Objective
Reproduce the listing word for word. Skip any image.

Given material
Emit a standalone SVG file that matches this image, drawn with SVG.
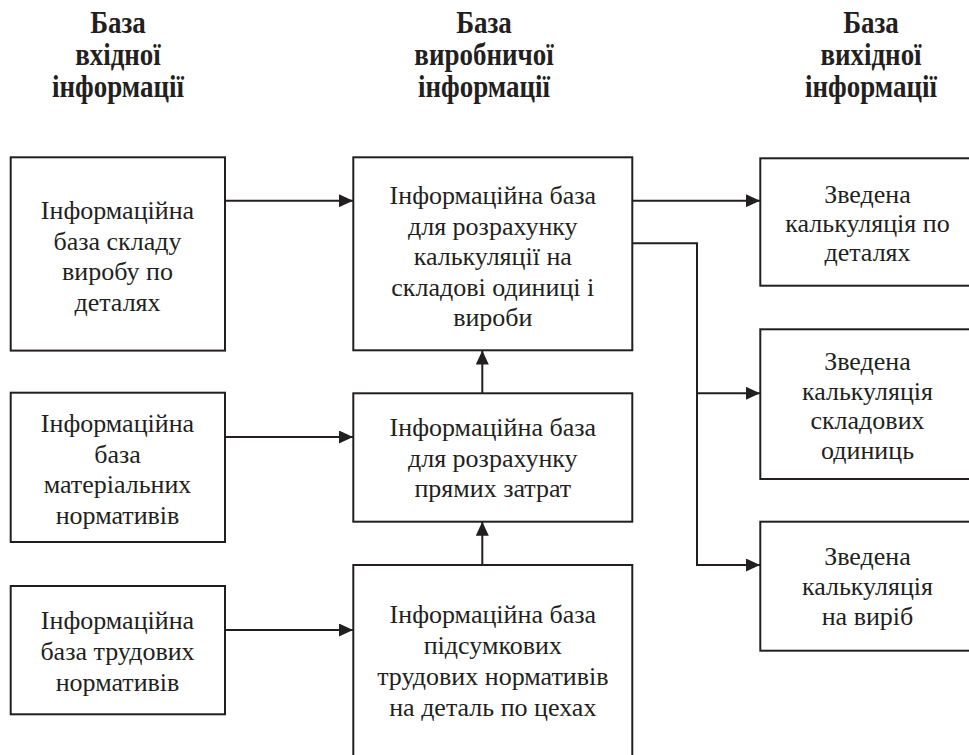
<svg xmlns="http://www.w3.org/2000/svg" width="969" height="755" viewBox="0 0 969 755">
<defs>
<style>
.box{fill:#fff;stroke:#231f20;stroke-width:2}
.c{fill:none;stroke:#231f20;stroke-width:2}
</style>
<marker id="ah" markerWidth="14" markerHeight="13" refX="14" refY="6.5" orient="auto" markerUnits="userSpaceOnUse">
<path d="M0,0 L14,6.5 L0,13 Z" fill="#231f20"/>
</marker>
</defs>
<rect width="969" height="755" fill="#fff"/>
<g id="headers" fill="#231f20" text-anchor="middle" font-family="Liberation Serif" font-weight="bold" font-size="31">
<g transform="translate(118,0) scale(0.87,1)">
<text x="0" y="33">База</text>
<text x="0" y="65">вхідної</text>
<text x="0" y="97">інформації</text>
</g>
<g transform="translate(484,0) scale(0.87,1)">
<text x="0" y="33">База</text>
<text x="0" y="65">виробничої</text>
<text x="0" y="97">інформації</text>
</g>
<g transform="translate(871,0) scale(0.87,1)">
<text x="0" y="33">База</text>
<text x="0" y="65">вихідної</text>
<text x="0" y="97">інформації</text>
</g>
</g>
<g id="connectors">
<line class="c" x1="225" y1="200.7" x2="353" y2="200.7" marker-end="url(#ah)"/>
<line class="c" x1="225" y1="437" x2="353" y2="437" marker-end="url(#ah)"/>
<line class="c" x1="225" y1="630" x2="353" y2="630" marker-end="url(#ah)"/>
<line class="c" x1="632" y1="200.7" x2="760" y2="200.7" marker-end="url(#ah)"/>
<polyline class="c" points="632,243.3 697,243.3 697,565 760,565" marker-end="url(#ah)"/>
<line class="c" x1="697" y1="393.3" x2="760" y2="393.3" marker-end="url(#ah)"/>
<line class="c" x1="482.3" y1="393.3" x2="482.3" y2="350.5" marker-end="url(#ah)"/>
<line class="c" x1="482.3" y1="565" x2="482.3" y2="521.7" marker-end="url(#ah)"/>
</g>
<g id="in1" fill="#231f20" text-anchor="middle" font-family="Liberation Serif" font-size="26">
<rect class="box" x="10.7" y="157.3" width="214.3" height="193.3"/>
<text x="117.5" y="219">Інформаційна</text>
<text x="117.5" y="249.5">база складу</text>
<text x="117.5" y="280">виробу по</text>
<text x="117.5" y="310.5">деталях</text>
</g>
<g id="in2" fill="#231f20" text-anchor="middle" font-family="Liberation Serif" font-size="26">
<rect class="box" x="10.7" y="392.7" width="214.3" height="149.3"/>
<text x="117.5" y="432">Інформаційна</text>
<text x="117.5" y="462.5">база</text>
<text x="117.5" y="493">матеріальних</text>
<text x="117.5" y="523.5">нормативів</text>
</g>
<g id="in3" fill="#231f20" text-anchor="middle" font-family="Liberation Serif" font-size="26">
<rect class="box" x="10.7" y="586" width="214.3" height="128.3"/>
<text x="117.5" y="629">Інформаційна</text>
<text x="117.5" y="660">база трудових</text>
<text x="117.5" y="691">нормативів</text>
</g>
<g id="mid1" fill="#231f20" text-anchor="middle" font-family="Liberation Serif" font-size="26">
<rect class="box" x="353.3" y="157.3" width="279" height="193"/>
<text x="492.8" y="204">Інформаційна база</text>
<text x="492.8" y="234.5">для розрахунку</text>
<text x="492.8" y="265">калькуляції на</text>
<text x="492.8" y="295.5">складові одиниці і</text>
<text x="492.8" y="326">вироби</text>
</g>
<g id="mid2" fill="#231f20" text-anchor="middle" font-family="Liberation Serif" font-size="26">
<rect class="box" x="353.3" y="393.3" width="279" height="128.4"/>
<text x="492.8" y="436">Інформаційна база</text>
<text x="492.8" y="466.5">для розрахунку</text>
<text x="492.8" y="497">прямих затрат</text>
</g>
<g id="mid3" fill="#231f20" text-anchor="middle" font-family="Liberation Serif" font-size="26">
<rect class="box" x="353.3" y="565" width="279" height="200"/>
<text x="492.8" y="623">Інформаційна база</text>
<text x="492.8" y="654">підсумкових</text>
<text x="492.8" y="685">трудових нормативів</text>
<text x="492.8" y="716">на деталь по цехах</text>
</g>
<g id="out1" fill="#231f20" text-anchor="middle" font-family="Liberation Serif" font-size="26">
<rect class="box" x="760.3" y="158.3" width="215" height="127.4"/>
<text x="867.5" y="203.3">Зведена</text>
<text x="867.5" y="232">калькуляція по</text>
<text x="867.5" y="260.7">деталях</text>
</g>
<g id="out2" fill="#231f20" text-anchor="middle" font-family="Liberation Serif" font-size="26">
<rect class="box" x="760.3" y="329.3" width="215" height="149.7"/>
<text x="867.5" y="370">Зведена</text>
<text x="867.5" y="399.5">калькуляція</text>
<text x="867.5" y="429">складових</text>
<text x="867.5" y="458.5">одиниць</text>
</g>
<g id="out3" fill="#231f20" text-anchor="middle" font-family="Liberation Serif" font-size="26">
<rect class="box" x="760.3" y="521.7" width="215" height="129"/>
<text x="867.5" y="565">Зведена</text>
<text x="867.5" y="595">калькуляція</text>
<text x="867.5" y="625">на виріб</text>
</g>
</svg>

Exercise output
Emit a standalone SVG file that matches this image, drawn with SVG.
<svg xmlns="http://www.w3.org/2000/svg" width="969" height="755" viewBox="0 0 969 755">
<defs>
<style>
.box{fill:#fff;stroke:#231f20;stroke-width:2}
.c{fill:none;stroke:#231f20;stroke-width:2}
</style>
<marker id="ah" markerWidth="14" markerHeight="13" refX="14" refY="6.5" orient="auto" markerUnits="userSpaceOnUse">
<path d="M0,0 L14,6.5 L0,13 Z" fill="#231f20"/>
</marker>
</defs>
<rect width="969" height="755" fill="#fff"/>
<g id="headers" fill="#231f20" text-anchor="middle" font-family="Liberation Serif" font-weight="bold" font-size="31">
<g transform="translate(118,0) scale(0.87,1)">
<text x="0" y="33">База</text>
<text x="0" y="65">вхідної</text>
<text x="0" y="97">інформації</text>
</g>
<g transform="translate(484,0) scale(0.87,1)">
<text x="0" y="33">База</text>
<text x="0" y="65">виробничої</text>
<text x="0" y="97">інформації</text>
</g>
<g transform="translate(871,0) scale(0.87,1)">
<text x="0" y="33">База</text>
<text x="0" y="65">вихідної</text>
<text x="0" y="97">інформації</text>
</g>
</g>
<g id="connectors">
<line class="c" x1="225" y1="200.7" x2="353" y2="200.7" marker-end="url(#ah)"/>
<line class="c" x1="225" y1="437" x2="353" y2="437" marker-end="url(#ah)"/>
<line class="c" x1="225" y1="630" x2="353" y2="630" marker-end="url(#ah)"/>
<line class="c" x1="632" y1="200.7" x2="760" y2="200.7" marker-end="url(#ah)"/>
<polyline class="c" points="632,243.3 697,243.3 697,565 760,565" marker-end="url(#ah)"/>
<line class="c" x1="697" y1="393.3" x2="760" y2="393.3" marker-end="url(#ah)"/>
<line class="c" x1="482.3" y1="393.3" x2="482.3" y2="350.5" marker-end="url(#ah)"/>
<line class="c" x1="482.3" y1="565" x2="482.3" y2="521.7" marker-end="url(#ah)"/>
</g>
<g id="in1" fill="#231f20" text-anchor="middle" font-family="Liberation Serif" font-size="26">
<rect class="box" x="10.7" y="157.3" width="214.3" height="193.3"/>
<text x="117.5" y="219">Інформаційна</text>
<text x="117.5" y="249.5">база складу</text>
<text x="117.5" y="280">виробу по</text>
<text x="117.5" y="310.5">деталях</text>
</g>
<g id="in2" fill="#231f20" text-anchor="middle" font-family="Liberation Serif" font-size="26">
<rect class="box" x="10.7" y="392.7" width="214.3" height="149.3"/>
<text x="117.5" y="432">Інформаційна</text>
<text x="117.5" y="462.5">база</text>
<text x="117.5" y="493">матеріальних</text>
<text x="117.5" y="523.5">нормативів</text>
</g>
<g id="in3" fill="#231f20" text-anchor="middle" font-family="Liberation Serif" font-size="26">
<rect class="box" x="10.7" y="586" width="214.3" height="128.3"/>
<text x="117.5" y="629">Інформаційна</text>
<text x="117.5" y="660">база трудових</text>
<text x="117.5" y="691">нормативів</text>
</g>
<g id="mid1" fill="#231f20" text-anchor="middle" font-family="Liberation Serif" font-size="26">
<rect class="box" x="353.3" y="157.3" width="279" height="193"/>
<text x="492.8" y="204">Інформаційна база</text>
<text x="492.8" y="234.5">для розрахунку</text>
<text x="492.8" y="265">калькуляції на</text>
<text x="492.8" y="295.5">складові одиниці і</text>
<text x="492.8" y="326">вироби</text>
</g>
<g id="mid2" fill="#231f20" text-anchor="middle" font-family="Liberation Serif" font-size="26">
<rect class="box" x="353.3" y="393.3" width="279" height="128.4"/>
<text x="492.8" y="436">Інформаційна база</text>
<text x="492.8" y="466.5">для розрахунку</text>
<text x="492.8" y="497">прямих затрат</text>
</g>
<g id="mid3" fill="#231f20" text-anchor="middle" font-family="Liberation Serif" font-size="26">
<rect class="box" x="353.3" y="565" width="279" height="200"/>
<text x="492.8" y="623">Інформаційна база</text>
<text x="492.8" y="654">підсумкових</text>
<text x="492.8" y="685">трудових нормативів</text>
<text x="492.8" y="716">на деталь по цехах</text>
</g>
<g id="out1" fill="#231f20" text-anchor="middle" font-family="Liberation Serif" font-size="26">
<rect class="box" x="760.3" y="158.3" width="215" height="127.4"/>
<text x="867.5" y="203.3">Зведена</text>
<text x="867.5" y="232">калькуляція по</text>
<text x="867.5" y="260.7">деталях</text>
</g>
<g id="out2" fill="#231f20" text-anchor="middle" font-family="Liberation Serif" font-size="26">
<rect class="box" x="760.3" y="329.3" width="215" height="149.7"/>
<text x="867.5" y="370">Зведена</text>
<text x="867.5" y="399.5">калькуляція</text>
<text x="867.5" y="429">складових</text>
<text x="867.5" y="458.5">одиниць</text>
</g>
<g id="out3" fill="#231f20" text-anchor="middle" font-family="Liberation Serif" font-size="26">
<rect class="box" x="760.3" y="521.7" width="215" height="129"/>
<text x="867.5" y="565">Зведена</text>
<text x="867.5" y="595">калькуляція</text>
<text x="867.5" y="625">на виріб</text>
</g>
</svg>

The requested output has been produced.